The main goal of data mining is to use these patterns to make better decisions
or predictions.
What is Pattern Evaluation?
Pattern evaluation is the process of checking whether the discovered patterns
are:
- Important
- Reliable
- Useful
Its main purpose is to ensure that the patterns are valid and helpful for
decision-making.
Through evaluation, we can:
- Separate useful patterns from random or useless ones
- Improve the accuracy of results
- Ensure patterns are suitable for real-world applications
It also deals with challenges like:
- Handling noisy (incorrect or messy) data
- Working with large datasets
- Choosing the right evaluation methods
Types of Pattern Evaluation Methods
1. Accuracy and Precision
Accuracy: Shows how many predictions made by the model are correct overall.

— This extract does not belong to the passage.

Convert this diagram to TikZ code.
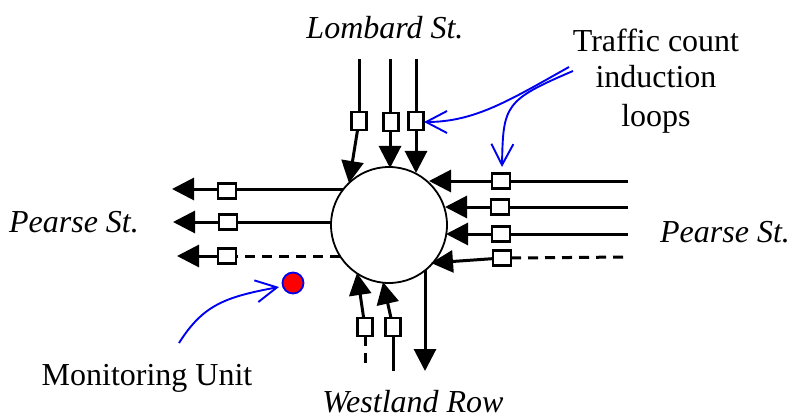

Precision: Measures how many of the predicted positive results are actually
correct. Important when false positives are costly
2. Recall (Sensitivity)
Measures how well the model finds all actual positive cases
High recall means fewer important cases are missed
3. F1 Score
Combines precision and recall into a single value
Useful when data is imbalanced
Gives a balance between missing cases and wrong predictions
4. Confusion Matrix
A table used to evaluate classification performance. It shows:
- True Positives (TP)
- True Negatives (TN)
- False Positives (FP)
- False Negatives (FN)
It gives a clear understanding of model performance.
5. Information Gain
Used in decision tree models
Measures how well a feature (attribute) separates data
Higher value = better feature for splitting data
6. Cost-Sensitive Evaluation
Considers the cost of different errors
Useful when:
Some mistakes are more serious than others
Data is unbalanced
Note
The choice of evaluation method depends on:
Type of data
Goal of analysis
Type of model used
Often, multiple metrics are used together for better evaluation.
Advantages of Pattern Evaluation Methods
1. Quality Assessment
Helps check if patterns are correct and reliable
Uses metrics like accuracy, precision, recall, and F1 score
2. Model Selection
Helps choose the best model among many
Ensures the model works well on new data
3. Performance Comparison
Allows comparison of different models
Uses tools like:
- ROC Curve
- AUC
- Gain and Lift charts
4. Decision Support
Provides clear information about model performance
Helps managers and decision-makers trust the results
Conclusion
Pattern evaluation methods are very important in data mining because they:
- Ensure accuracy and reliability
- Help in selecting the best model
- Improve decision-making
Without proper evaluation, patterns may be misleading or useless.